An Oric 1 only cost £100 and was quite popular in the 1980s. You could say it had a following comparable to the Raspberry Pi today and therefore provides an extremely relevant story. With only a little investment, study and careful planning by ordinary people “Operation Vula” used encryption to fight against the apartheid regime.
When the operation was finally uncovered by the police in 1990 they knew too little and too late to disrupt Vula. Nonetheless to the very end the government accused people of terrorism when caught using encrypted communication; buildings using encryption were called “havens for terror“.
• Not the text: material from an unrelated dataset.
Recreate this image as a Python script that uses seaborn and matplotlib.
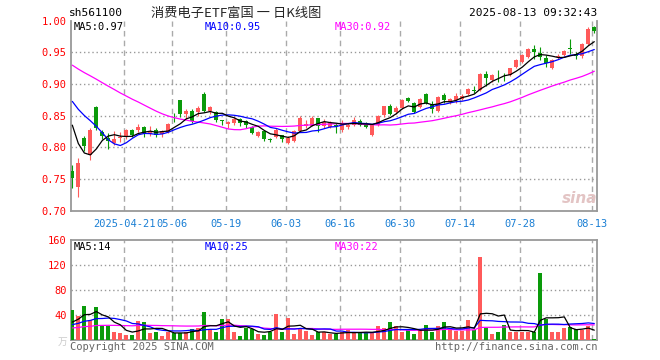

So my second reaction was to tweet “please watch ‘Vula Connection’ how a South African man used encryption to turn against his gov and end apartheid” to try and generate more awareness. It had 247 total views on that day; now, nine months later, it still has only 7,766. Not bad, yet not exactly a huge number.
I also tweeted “The Story of the Secret Underground Encryption Network of Operation Vula, 1995” for those who would rather read Tim Jenkin’s first-person account of crypto taking down apartheid.
His prison-break (please read Escape from Pretoria – a video also is available) and secure communication skills are critical to study thoroughly for anyone who wants to argue whether encryption is a “threat to security” in the context of apartheid and the 1980s.
Here is Tim Jenkin explaining what he did and why. Note there are only 185 views…
My third reaction was to contact the organizers of the RSA Conference, since it has a captive crowd in the tens of thousands. I know my tweets have limited reach (hat-tip to @thegrugq for immediate sub-tweets when I raise this topic, extending it to far wider audiences). A big conference seemed like another way for this story to go more mainstream.
So I suggested to conference organizers we create a “humanitarian” award, setup a nomination system/group and then I would submit Tim Jenkin. While Tim might not get the formal nod from the group, we at least would be on the right road to bringing this type of important historic detail forward into the light.
All that…because an op-ed incorrectly tried to invoke apartheid history as some kind of argument against encryption. Nothing bothers a historian more than seeing horrible analysis rooted in a lack of attention to available evidence.
So here we are today. RSA Conference just ended. Instead of Tim Jenkin on stage we were offered television and movie staff. CSI, Mr Robot, blah. I get that organizers want to appeal to the wider audience and bring in popular or familiar faces. I get that a lot of people care about fictionalized and dramatized versions of security, or whatever is most current in their media and news feeds.
It was painful to sit through the American-centric entertainment-centric vapidity on stage when I knew I had failed to convince the organizers to bring lesser-known yet important and real history to light. Even if Tim Cook had spoken it still would pale for me in comparison to hearing from Tim Jenkin. The big tech companies already have a huge platform and every journalist hanging on every word or press release. Big tech and entertainers dominate the news, so where does one really go for an important history lesson ready to be told?
What giant conference is willing to support telling of true war stories from seasoned experts in encryption, learning new insights from live interviews on stage, if not RSAC?
And beyond learning from history, Tim Jenkin also has become known for recent work on a free open source system helping people trade without money. Past or future, his life’s work seems rather important and worth putting out to a wider audience, no?
It would have been so good to have recognized the work of Tim, and moreover to have our debates more accurately informed by the real-world anti-apartheid encryption. If only RSAC had courage to bring the deeper message to the main stage outside of the cryptographer’s panel. I will try harder to encourage this direction next year.